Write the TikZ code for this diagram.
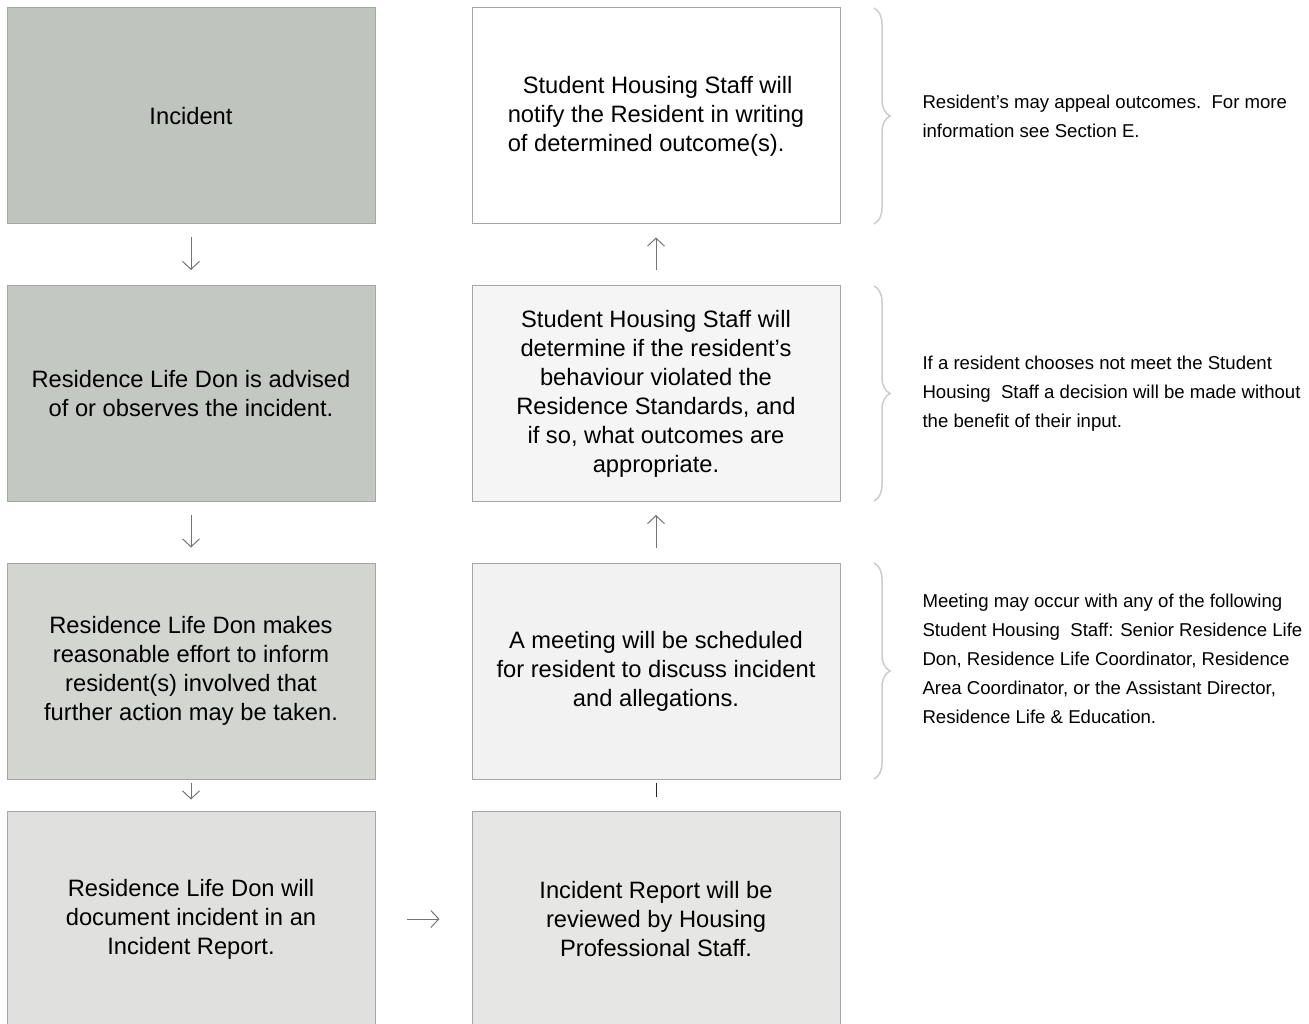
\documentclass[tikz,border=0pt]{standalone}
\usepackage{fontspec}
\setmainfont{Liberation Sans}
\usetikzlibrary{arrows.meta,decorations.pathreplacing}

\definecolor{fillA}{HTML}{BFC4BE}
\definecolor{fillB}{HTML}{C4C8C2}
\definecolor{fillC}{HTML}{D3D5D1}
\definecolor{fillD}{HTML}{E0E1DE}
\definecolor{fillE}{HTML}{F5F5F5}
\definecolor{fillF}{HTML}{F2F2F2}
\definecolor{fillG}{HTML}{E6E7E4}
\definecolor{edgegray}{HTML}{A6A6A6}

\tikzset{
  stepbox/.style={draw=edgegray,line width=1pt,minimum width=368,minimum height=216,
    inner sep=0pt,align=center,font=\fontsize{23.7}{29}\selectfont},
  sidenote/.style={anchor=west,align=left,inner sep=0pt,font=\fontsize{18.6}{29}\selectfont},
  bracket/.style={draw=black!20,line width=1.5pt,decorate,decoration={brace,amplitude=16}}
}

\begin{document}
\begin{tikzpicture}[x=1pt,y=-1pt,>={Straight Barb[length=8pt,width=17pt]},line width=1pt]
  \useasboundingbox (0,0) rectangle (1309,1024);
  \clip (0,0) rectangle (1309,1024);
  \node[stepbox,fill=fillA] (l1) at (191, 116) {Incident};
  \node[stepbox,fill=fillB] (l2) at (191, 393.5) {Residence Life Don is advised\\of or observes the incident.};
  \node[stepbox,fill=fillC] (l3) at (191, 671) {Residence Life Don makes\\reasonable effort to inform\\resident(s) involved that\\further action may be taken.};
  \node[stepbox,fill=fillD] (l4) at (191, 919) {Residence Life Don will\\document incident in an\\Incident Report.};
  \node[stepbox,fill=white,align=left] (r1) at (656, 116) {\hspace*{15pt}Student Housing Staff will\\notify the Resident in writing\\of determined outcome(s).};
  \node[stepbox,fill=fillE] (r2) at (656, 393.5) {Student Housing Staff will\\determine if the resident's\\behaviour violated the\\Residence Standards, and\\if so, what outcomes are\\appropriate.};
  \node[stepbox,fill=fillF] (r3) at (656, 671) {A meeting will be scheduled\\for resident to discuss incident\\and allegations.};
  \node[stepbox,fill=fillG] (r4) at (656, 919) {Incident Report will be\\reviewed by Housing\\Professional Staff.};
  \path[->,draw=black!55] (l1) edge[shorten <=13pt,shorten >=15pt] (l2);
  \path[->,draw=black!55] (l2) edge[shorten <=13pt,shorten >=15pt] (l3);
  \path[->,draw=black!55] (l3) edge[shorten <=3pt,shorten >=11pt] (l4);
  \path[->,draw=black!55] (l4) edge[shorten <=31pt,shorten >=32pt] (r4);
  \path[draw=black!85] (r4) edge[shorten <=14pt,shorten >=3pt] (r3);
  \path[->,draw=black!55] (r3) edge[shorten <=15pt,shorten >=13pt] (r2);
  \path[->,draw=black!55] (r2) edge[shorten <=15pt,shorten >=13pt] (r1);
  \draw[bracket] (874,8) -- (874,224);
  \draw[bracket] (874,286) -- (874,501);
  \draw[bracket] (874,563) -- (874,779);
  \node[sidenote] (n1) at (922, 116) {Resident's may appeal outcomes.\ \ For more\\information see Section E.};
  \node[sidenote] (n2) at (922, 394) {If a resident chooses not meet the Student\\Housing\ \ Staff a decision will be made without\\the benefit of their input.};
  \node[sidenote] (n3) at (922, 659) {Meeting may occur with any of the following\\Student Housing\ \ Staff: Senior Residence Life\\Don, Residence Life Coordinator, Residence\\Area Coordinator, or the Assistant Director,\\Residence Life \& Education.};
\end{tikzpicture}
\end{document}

○ ○ ○ ○ ○

▶ **Job**
Reproduce the material in its entirety and word for word, without the pictures.

▶ **Solution to the exercise**
Write the TikZ code for this diagram.
\documentclass[tikz,border=0pt]{standalone}
\usepackage{fontspec}
\setmainfont{Liberation Sans}
\usetikzlibrary{arrows.meta,decorations.pathreplacing}

\definecolor{fillA}{HTML}{BFC4BE}
\definecolor{fillB}{HTML}{C4C8C2}
\definecolor{fillC}{HTML}{D3D5D1}
\definecolor{fillD}{HTML}{E0E1DE}
\definecolor{fillE}{HTML}{F5F5F5}
\definecolor{fillF}{HTML}{F2F2F2}
\definecolor{fillG}{HTML}{E6E7E4}
\definecolor{edgegray}{HTML}{A6A6A6}

\tikzset{
  stepbox/.style={draw=edgegray,line width=1pt,minimum width=368,minimum height=216,
    inner sep=0pt,align=center,font=\fontsize{23.7}{29}\selectfont},
  sidenote/.style={anchor=west,align=left,inner sep=0pt,font=\fontsize{18.6}{29}\selectfont},
  bracket/.style={draw=black!20,line width=1.5pt,decorate,decoration={brace,amplitude=16}}
}

\begin{document}
\begin{tikzpicture}[x=1pt,y=-1pt,>={Straight Barb[length=8pt,width=17pt]},line width=1pt]
  \useasboundingbox (0,0) rectangle (1309,1024);
  \clip (0,0) rectangle (1309,1024);
  \node[stepbox,fill=fillA] (l1) at (191, 116) {Incident};
  \node[stepbox,fill=fillB] (l2) at (191, 393.5) {Residence Life Don is advised\\of or observes the incident.};
  \node[stepbox,fill=fillC] (l3) at (191, 671) {Residence Life Don makes\\reasonable effort to inform\\resident(s) involved that\\further action may be taken.};
  \node[stepbox,fill=fillD] (l4) at (191, 919) {Residence Life Don will\\document incident in an\\Incident Report.};
  \node[stepbox,fill=white,align=left] (r1) at (656, 116) {\hspace*{15pt}Student Housing Staff will\\notify the Resident in writing\\of determined outcome(s).};
  \node[stepbox,fill=fillE] (r2) at (656, 393.5) {Student Housing Staff will\\determine if the resident's\\behaviour violated the\\Residence Standards, and\\if so, what outcomes are\\appropriate.};
  \node[stepbox,fill=fillF] (r3) at (656, 671) {A meeting will be scheduled\\for resident to discuss incident\\and allegations.};
  \node[stepbox,fill=fillG] (r4) at (656, 919) {Incident Report will be\\reviewed by Housing\\Professional Staff.};
  \path[->,draw=black!55] (l1) edge[shorten <=13pt,shorten >=15pt] (l2);
  \path[->,draw=black!55] (l2) edge[shorten <=13pt,shorten >=15pt] (l3);
  \path[->,draw=black!55] (l3) edge[shorten <=3pt,shorten >=11pt] (l4);
  \path[->,draw=black!55] (l4) edge[shorten <=31pt,shorten >=32pt] (r4);
  \path[draw=black!85] (r4) edge[shorten <=14pt,shorten >=3pt] (r3);
  \path[->,draw=black!55] (r3) edge[shorten <=15pt,shorten >=13pt] (r2);
  \path[->,draw=black!55] (r2) edge[shorten <=15pt,shorten >=13pt] (r1);
  \draw[bracket] (874,8) -- (874,224);
  \draw[bracket] (874,286) -- (874,501);
  \draw[bracket] (874,563) -- (874,779);
  \node[sidenote] (n1) at (922, 116) {Resident's may appeal outcomes.\ \ For more\\information see Section E.};
  \node[sidenote] (n2) at (922, 394) {If a resident chooses not meet the Student\\Housing\ \ Staff a decision will be made without\\the benefit of their input.};
  \node[sidenote] (n3) at (922, 659) {Meeting may occur with any of the following\\Student Housing\ \ Staff: Senior Residence Life\\Don, Residence Life Coordinator, Residence\\Area Coordinator, or the Assistant Director,\\Residence Life \& Education.};
\end{tikzpicture}
\end{document}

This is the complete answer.